## What’s data science?

Data science is an exciting discipline that allows you to transform raw data into understanding, insight, and knowledge.

— Hadley Wickham, Mine Çetinkaya-Rundel, and Garrett Grolemund in R for Data Science

A **data scientist** is someone who creates understanding, insight, and knowledge from raw data with **programming**. Programming is an essential tool in nearly every part of a data science project because it allows you to do data science efficiently and reproducibly.

There are many different programming languages you can use to do data science, but here we cover my favourite programming language: **R**.

## What’s R?

R is an open source programming language for wrangling, visualizing, modelling, and communicating data, and so much more. It has a strong community behind it and is widely used among researchers, statisticians, and data scientists in a variety of fields.

## Where do I start?

I believe every R user should work through these two books (in order):

- Hands-On Programming with R by Garrett Grolemund
- R for Data Science by Hadley Wickham, Mine Çetinkaya-Rundel, and Garrett Grolemund

Together these two books teach you a core set of tools that you can use to accomplish the vast majority of tasks in any data science project:

**Hands-On Programming with R**is a short and friendly introduction to the fundamentals of R programming written for non-programmers who want to become data scientists.**R for Data Science**is a friendly introduction to the tools useful for doing data science with R.

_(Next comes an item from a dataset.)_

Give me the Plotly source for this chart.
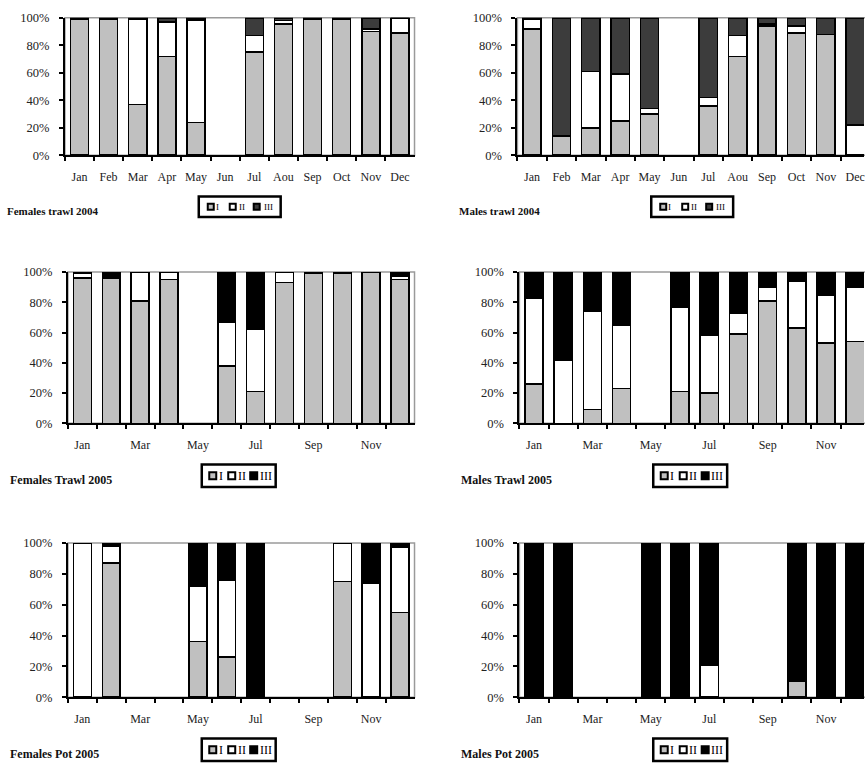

As a companion to these two books I also recommend reading the tidyverse style guide, which provides a style guide for writing R code that is easy to read.

Finally, I recommend learning to write reports and presentations in **Quarto**, a tool for integrating prose, code, and results into reproducible documents. This is covered in the Communicate sections of *R for Data Science*, but I’d like to emphasize it here because it’s a useful, beginner-friendly skill that goes a long way.

Quarto is a successor to R Markdown that has ironed-out some of the friction points to make writing reproducible documents an even better experience than it already was. Because Quarto is relatively new, you might find R Markdown currently supports certain use cases better (like APA style manuscripts). In cases like these it’s perfectly fine to use R Markdown; it isn’t going away and is still actively maintained.

If you do use R Markdown, the Communicate sections of the first edition of R for Data Science provide a a short and friendly introduction, and the R Markdown: The Definitive Guide and R Markdown Cookbook books provide more comprehensive coverage.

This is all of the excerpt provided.